Certamente, alguma coisa aconteceu primeiro. 

Antes e bem acima de qualquer pesquisa, teologia, elaboração de doutrina ou de qualquer denominação, algo devastadoramente intenso, transcendente, gerou nesse grupo uma profunda transformação de consciência - não estou falando aqui de erudição ou intelectualidade, estou falando de Cons-Ciência. E é só assim considerando que chegamos à Gnose na sua verdadeira dimensão:

A Gnose Espiritual, Sagrada

E essa Gnose se refere à determinação do espaço do Divino, do Sagrado, assim como ao estado e ao papel de nossa limitada e exaurida consciência egóica atual quando enceta o processo de re-lig-ação ao seu estado original.
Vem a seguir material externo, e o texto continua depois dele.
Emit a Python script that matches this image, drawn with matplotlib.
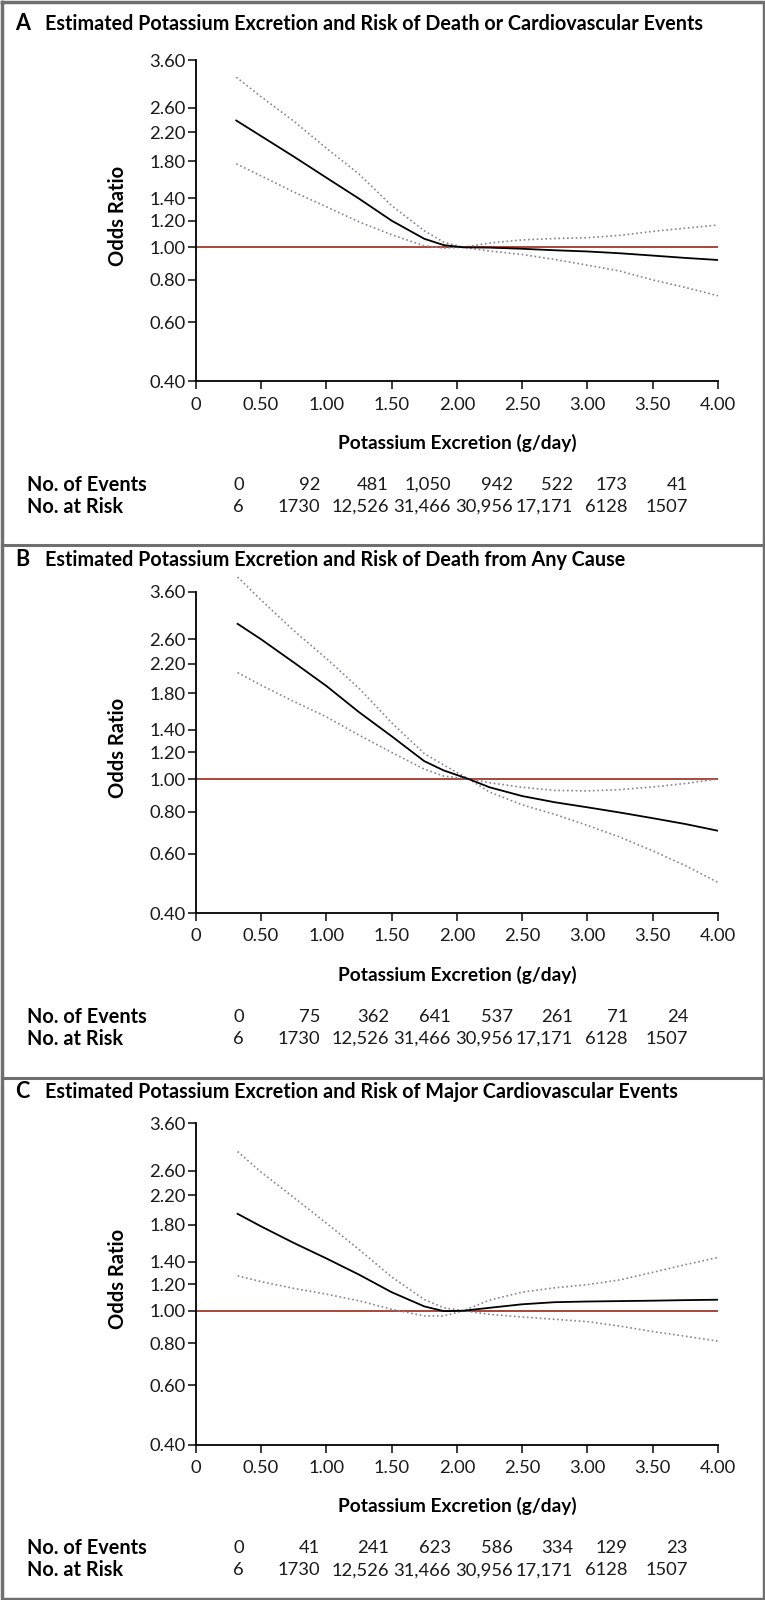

Já é o tempo do Limite e da Crise global. 

Portanto precisamos, sem circunlóquios, deixar claramente registrado que o conceito e prática da Gnose Sagrada que professamos, propomos e divulgamos em nada se refere a invocações, sortilégios e mandingas protetoras, mesmo que encobertas e adornadas sob outras denominações mais exóticas e politicamente corretas.

Também em nada tem a ver com as práticas ditas “espirituais” ou “transcendentais” que de modo apressado e forçante se propõe a revelar o “segredo” da “fast-iniciação”, do domínio e apropriação privilegiada de forças cósmicas sutis, em benefício da sobrevida de nossa já exaurida consciência egóica, assim como do mundo que ela construiu e que está agora destruindo.

Essas práticas visam, mediante a potencialização de estados orgásmico-kundalínicos alterados, transformá-la numa nova-energética-velha-consciência-turbinada. Um banquete para as forças eônicas.

Essas, para os gnósticos cristãos, sempre - desde o princípio - foram consideradas práticas relativas à Authades, o Demiurgo de Platão, o “Príncipe desse Mundo” de Paulo. Assim, não damos a César o que é de Deus bem como não procuramos envolver Deus (nem o Deus gnóstico a isso se presta) nos nossos problemas com César.

A Atualidade do Cristianismo Gnóstico

O Evangelho Gnóstico de Tomé, considerado pela maioria dos acadêmicos como o texto mais antigo do cristianismo, trazendo provavelmente ditos recolhidos diretamente de preleções de Jesus aos seus discípulos, é também aquele que mais se adéqua às genuínas necessidades espirituais da atualidade. Esse profundo e adequado alfa e ômega do cristianismo gnóstico bem se caracteriza pelo dito [10] que ali diz:

“Eu joguei fogo sobre a terra e eis que vigio até que arda”.

E esse fogo agora já arde.

É hora, portanto, de pararmos de brincar com ele. 

Como diz o Bispo gnóstico atual Stephan Hoeller:

“Esse é o tempo em que a Gnósis - o reconhecimento do Verdadeiro Divino - não é mais um luxo, mas uma necessidade absoluta”.